Rate limiting

The Schematic API leverages rate limiting to ensure your applications remain performant and available. Our infrastructure is built to support high-scale production environments where reliability is critical. We have two distinct rate limiting tiers:

  1. Application Hot Path - Optimized for application hot paths
  2. Core API - For creating and managing resources

These rate limits are designed to protect your service while allowing for normal usage patterns. The specific limits are enforced separately for each tier to ensure your user experience remains performant.

Application Hot Path APIs

These APIs handle the hot paths of your application that must remain low latency — mainly feature flag evaluations and event reporting. These routes are designed for high-performance and rely heavily on caching (especially for flag checks). Rate limits on these APIs primarily serve as safety mechanisms to protect against implementation issues (like infinite re-render loops in frontend applications) rather than as practical constraints on normal usage.

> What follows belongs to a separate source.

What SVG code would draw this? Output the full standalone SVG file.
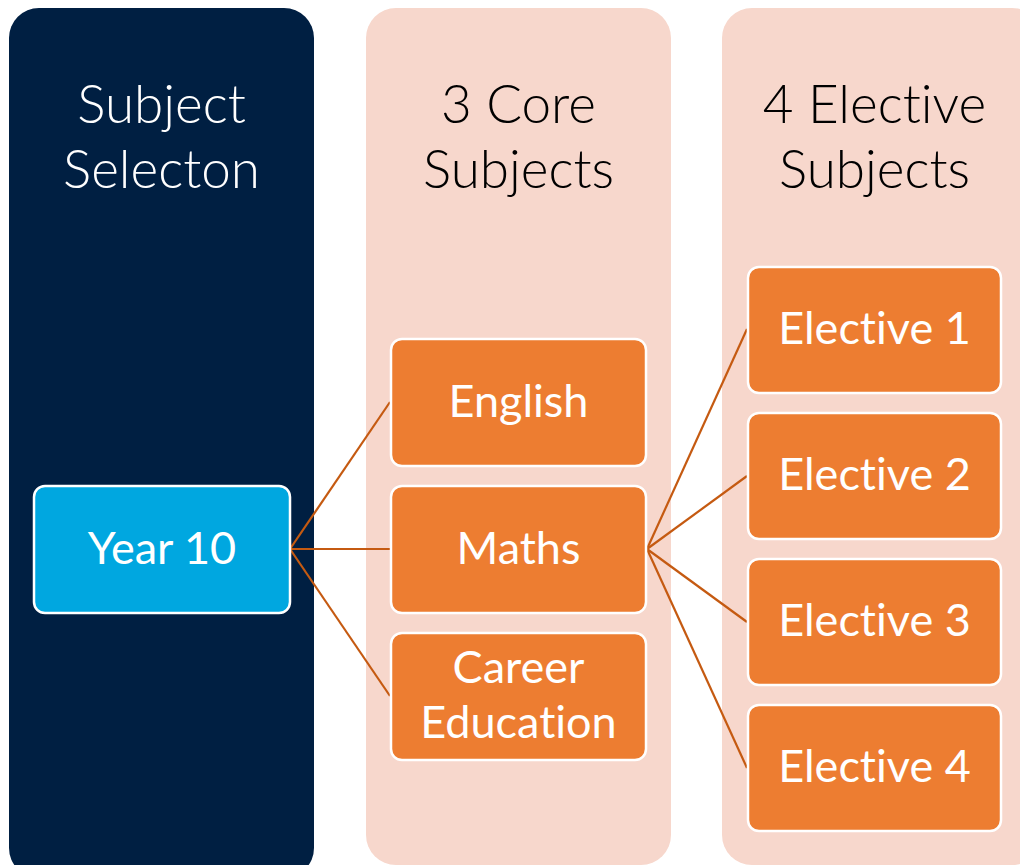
<svg xmlns="http://www.w3.org/2000/svg" width="1020" height="865" viewBox="0 0 1020 865">
<style>
.col-dark{fill:#001F42}
.col-light{fill:#F7D7CC}
text{font-variant-ligatures:none;font-feature-settings:"liga" 0}
.hdr{font-family:Lato,"Open Sans",sans-serif;font-size:53px;font-weight:300;text-anchor:middle}
.box{stroke:#FFFFFF;stroke-width:2.5}
.orange{fill:#ED7D31}
.blue{fill:#00A7E0}
.lbl{font-family:Lato,"Open Sans",sans-serif;font-size:45px;fill:#FFFFFF;text-anchor:middle}
.conn{stroke:#C55A11;stroke-width:2.2;fill:none}
</style>
<rect width="1020" height="865" fill="#FFFFFF"/>
<g id="col-selection">
<rect class="col-dark" x="9" y="8" width="305" height="870" rx="30"/>
<text class="hdr" x="161.5" y="123" fill="#FFFFFF">Subject</text>
<text class="hdr" x="161.5" y="188" fill="#FFFFFF">Selecton</text>
</g>
<g id="col-core">
<rect class="col-light" x="366" y="8" width="305" height="857" rx="30"/>
<text class="hdr" x="518.5" y="123" fill="#000000">3 Core</text>
<text class="hdr" x="518.5" y="188" fill="#000000">Subjects</text>
</g>
<g id="col-elective">
<rect class="col-light" x="722" y="8" width="320" height="857" rx="30"/>
<text class="hdr" x="874.5" y="123" fill="#000000">4 Elective</text>
<text class="hdr" x="874.5" y="188" fill="#000000">Subjects</text>
</g>
<g id="connectors">
<line class="conn" x1="290" y1="549" x2="390" y2="402"/>
<line class="conn" x1="290" y1="549" x2="390" y2="549"/>
<line class="conn" x1="290" y1="549" x2="390" y2="696"/>
<line class="conn" x1="647" y1="549" x2="747" y2="329"/>
<line class="conn" x1="647" y1="549" x2="747" y2="476"/>
<line class="conn" x1="647" y1="549" x2="747" y2="622"/>
<line class="conn" x1="647" y1="549" x2="747" y2="768"/>
</g>
<g id="year10">
<rect class="box blue" x="34" y="486" width="256" height="127" rx="11"/>
<text class="lbl" x="162" y="564">Year 10</text>
</g>
<g id="english">
<rect class="box orange" x="391" y="339" width="255" height="127" rx="11"/>
<text class="lbl" x="518.5" y="417">English</text>
</g>
<g id="maths">
<rect class="box orange" x="391" y="486" width="255" height="127" rx="11"/>
<text class="lbl" x="518.5" y="564">Maths</text>
</g>
<g id="career">
<rect class="box orange" x="391" y="633" width="255" height="127" rx="11"/>
<text class="lbl" x="518.5" y="683">Career</text>
<text class="lbl" x="518.5" y="738">Education</text>
</g>
<g id="elective1">
<rect class="box orange" x="748" y="267" width="253" height="126" rx="11"/>
<text class="lbl" x="874.5" y="344">Elective 1</text>
</g>
<g id="elective2">
<rect class="box orange" x="748" y="413" width="253" height="126" rx="11"/>
<text class="lbl" x="874.5" y="490">Elective 2</text>
</g>
<g id="elective3">
<rect class="box orange" x="748" y="559" width="253" height="126" rx="11"/>
<text class="lbl" x="874.5" y="636">Elective 3</text>
</g>
<g id="elective4">
<rect class="box orange" x="748" y="705" width="253" height="126" rx="11"/>
<text class="lbl" x="874.5" y="782">Elective 4</text>
</g>
</svg>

We recommend using our SDKs, especially our front end SDKs, for optimal performance. They implement caching, bulk flag checks, and Web Socket connections for real-time updates.

Core APIs

These APIs are used to create and manage resources in Schematic. These APIs are subject to typical api rate limits, specifically:

  1. A defined rate limit that allows up to 20 write operations per second and 20 read operations per second.
  2. A concurrency limit that limits the number of requests that are active at any given time.

Users should treat these limits as maximums and should avoid designing systems that generate uneccessary load. To request an increased rate limit, please contact support so we can understand the use case.

Common causes and mitigations:

  1. Batched upserts to companies/users within Schematic. Often, This occurs if a daily cron job is set up to update traits within Schematic. We suggest either spacing out requests to our API or transitioning upserts to using identify calls via our event capture service.
  2. Concurent flag checks. Often, this occurs when flag values are retrieved synchronously. We suggest using our bulk flag check endpoint to retrieve flag values asynchronously and caching those results locally.

Handling limiting gracefully

Users who send many requests in a quick succession might see error responses that show up as a 429. A basic technique to gracefully handle rate limiting is to build in a retry mechanism. The retry mechanism should follow an exponential backoff schedule to reduce request volume when necessary.